According to the market research group's study, Green 2008: Consumer Attitudes and Behaviors, more than half of consumers surveyed consider themselves extremely or very interested in environmentally friendly products.

Women, who tend to make households' majap purchasing decisions, appeared to have a stronger interest in "green" products than men (57 percent vs. 47 percent).

In addition, women are significantly more likely to purchase environmentally friendly products and more likely to be willing to pay a higher price for them, NPD said.

Energy Star-rated appliances were the third most used "green" products cited by consumers, following only recycled products (65 percent) and compact fluorescent lamp (CFL) bulbs (64 percent). This suggests that consumers place an emphasis on environmentally friendly versions of products that seem to offer an immediate return on their investment.

"In a struggling economy, those products marketed as being environmentally friendly and saving consumers money will be the products that stand the best chance of growth in the long run," said Mark Delany, director of NPD's home division.

Whirlpool, the world's largest majap maker, concurs with that assessment and has taken steps to bring energy efficient features found in front load washers to the traditional top load configuration, which is still found in nearly 75 percent of American households.

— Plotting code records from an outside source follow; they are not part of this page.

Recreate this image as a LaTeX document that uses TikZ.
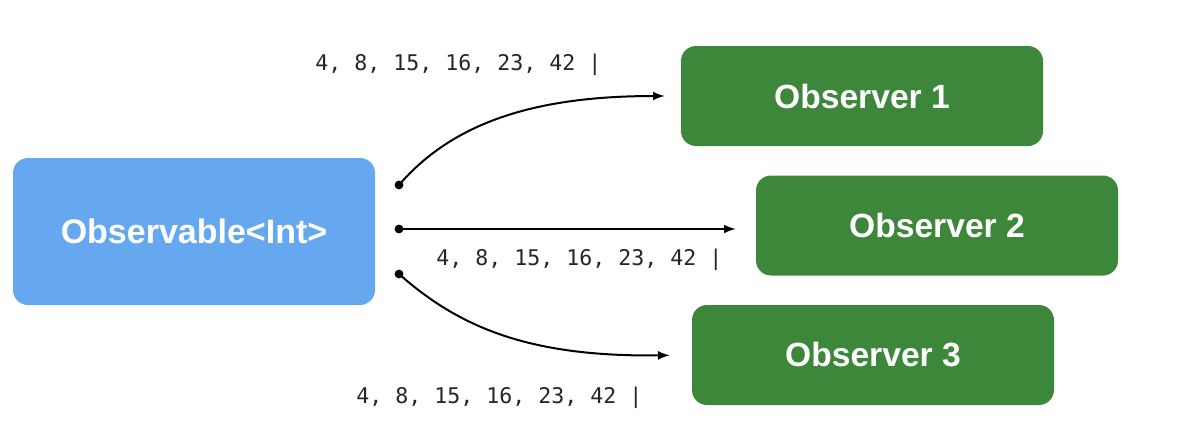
\documentclass[tikz,border=0pt]{standalone}
\usepackage{fontspec}
\setmainfont{Liberation Sans}
\setmonofont{DejaVu Sans Mono}
\usepackage{tikz}
\usetikzlibrary{arrows}
\definecolor{srcblue}{RGB}{102,168,240}
\definecolor{obsgreen}{RGB}{60,135,58}
\tikzstyle{source} = [rectangle, rounded corners=7.5pt, fill=srcblue, minimum width=181pt, minimum height=73.5pt, text=white, font=\fontsize{17}{20}\selectfont\bfseries]
\tikzstyle{observer} = [rectangle, rounded corners=7.5pt, fill=obsgreen, minimum width=181pt, minimum height=50pt, text=white, font=\fontsize{16.8}{20}\selectfont\bfseries]
\tikzstyle{stream} = [line width=1pt,->,>=latex]
\tikzstyle{values} = [anchor=base west, inner sep=0pt, text=black!85, font=\fontsize{10.8}{13}\selectfont\ttfamily]

\begin{document}
\begin{tikzpicture}[x=0.5pt,y=-0.5pt]
  \useasboundingbox (0,0) rectangle (1190,446);
  \node[source] (src) at (194,231.5) {Observable<Int>};
  \node[observer] (obs1) at (862,96) {Observer 1};
  \node[observer] (obs2) at (937,225.5) {Observer 2};
  \node[observer] (obs3) at (873,355) {Observer 3};
  % emission points
  \coordinate (out1) at (399,185);
  \coordinate (out2) at (399,229);
  \coordinate (out3) at (399,274);
  \foreach \p in {out1,out2,out3}
    \fill (\p) circle (2.2pt);
  \draw[stream, shorten >=8pt] (out1) .. controls (455,120) and (540,96) .. (obs1.west);
  \draw[stream, shorten >=10pt] (out2) -- (obs2.west |- out2);
  \draw[stream, shorten >=11pt] (out3) .. controls (460,328) and (530,357) .. (obs3.west);
  \node[values] (vals1) at (315,70) {4, 8, 15, 16, 23, 42 |};
  \node[values] (vals2) at (436,265) {4, 8, 15, 16, 23, 42 |};
  \node[values] (vals3) at (356,403) {4, 8, 15, 16, 23, 42 |};
\end{tikzpicture}
\end{document}
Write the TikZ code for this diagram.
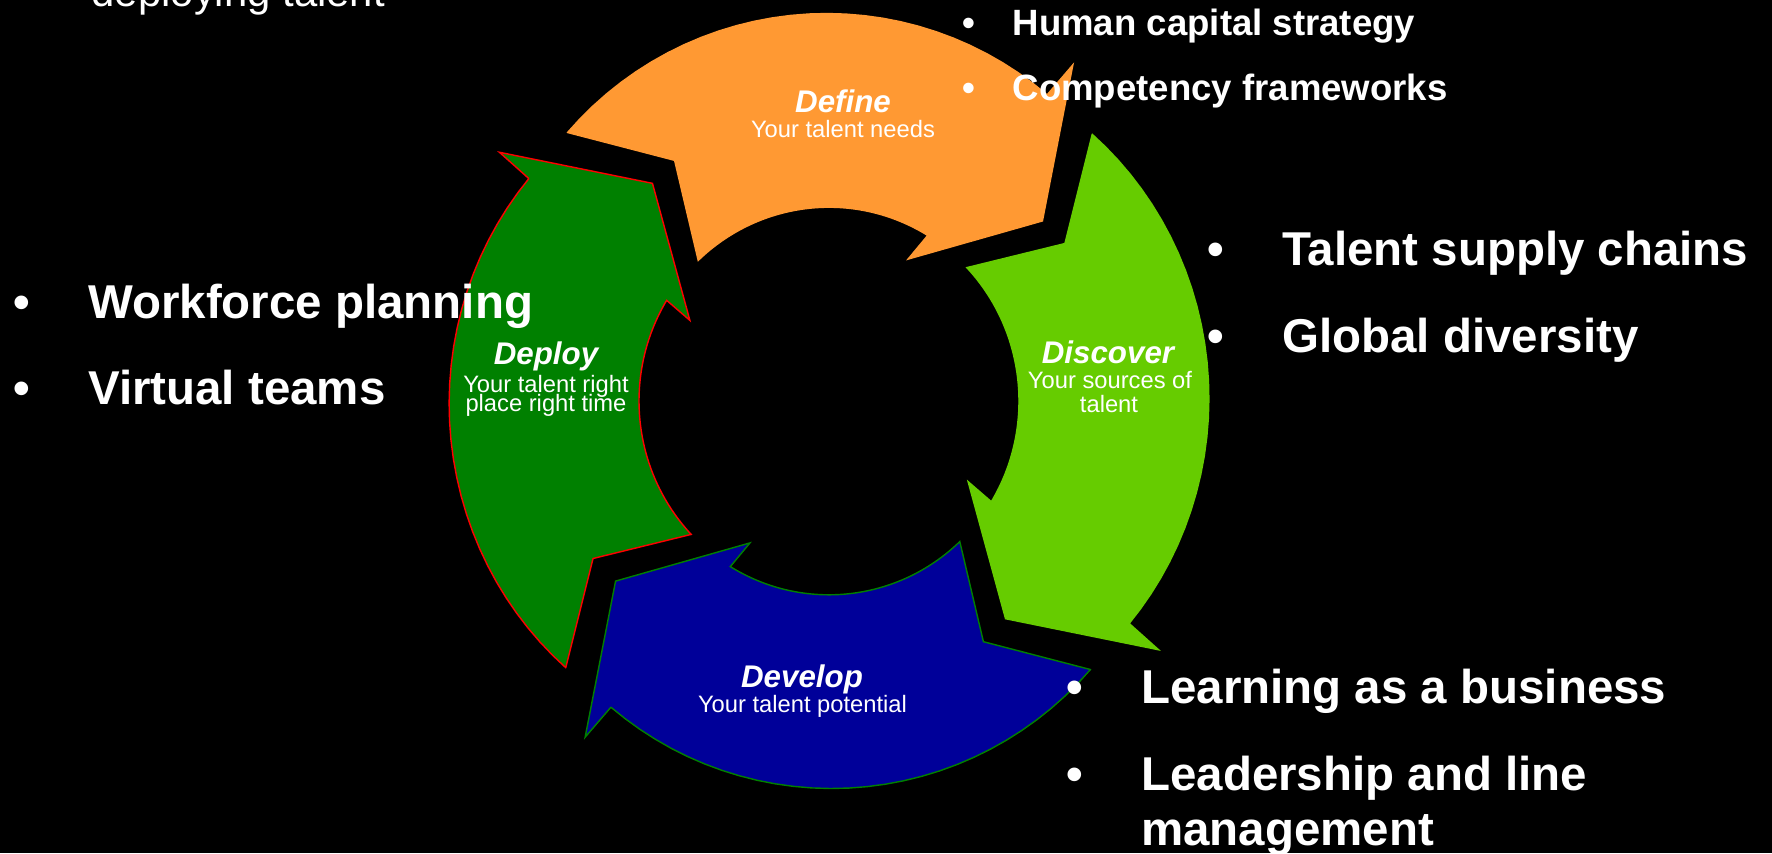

"Whirlpool research shows that 59 percent of consumers list water and energy savings as primary washing machine purchase drivers," said Ellen Taaffe, the manufacturer's mass brands VP. What's more, according to the Home Improvement Research Institute, 78 percent of homeowners are interested in home improvements that will reduce household energy costs or utility bills.

"Whirlpool put our best product development teams and home economists to work on infusing efficiency features found in front loaders into top loaders," she said. "By creating new [high-efficiency] washers and offering Energy Star-qualified models in platforms consumers are comfortable with, we appeal to evolving needs and have seen an increase in our top load portfolio share, with Maytag and Whirlpool brand leading the way."

The company said its "full portfolio approach," which provides laundry options at price points for every income level, has given it a leading 20.7 percent share of the top-load category in the third quarter of 2008, up nearly 5 percentage points from the year-ago period, according to The Stevenson Company's TraQline data.

During the quarter, Maytag brand introduced the 4.7-cubic-foot-capacity Bravos washer, which qualifies at the highest energy-efficiency level in the industry (CEE Tier III) and currently found only in front load machines, the manufacturer said, delivering 70 percent water and 67 percent energy savings.

Whirlpool has also updated its Energy Star-qualified "Classic" top-load washer, which can reportedly save up to 250 gallons of water per week, with a new garnet red color option.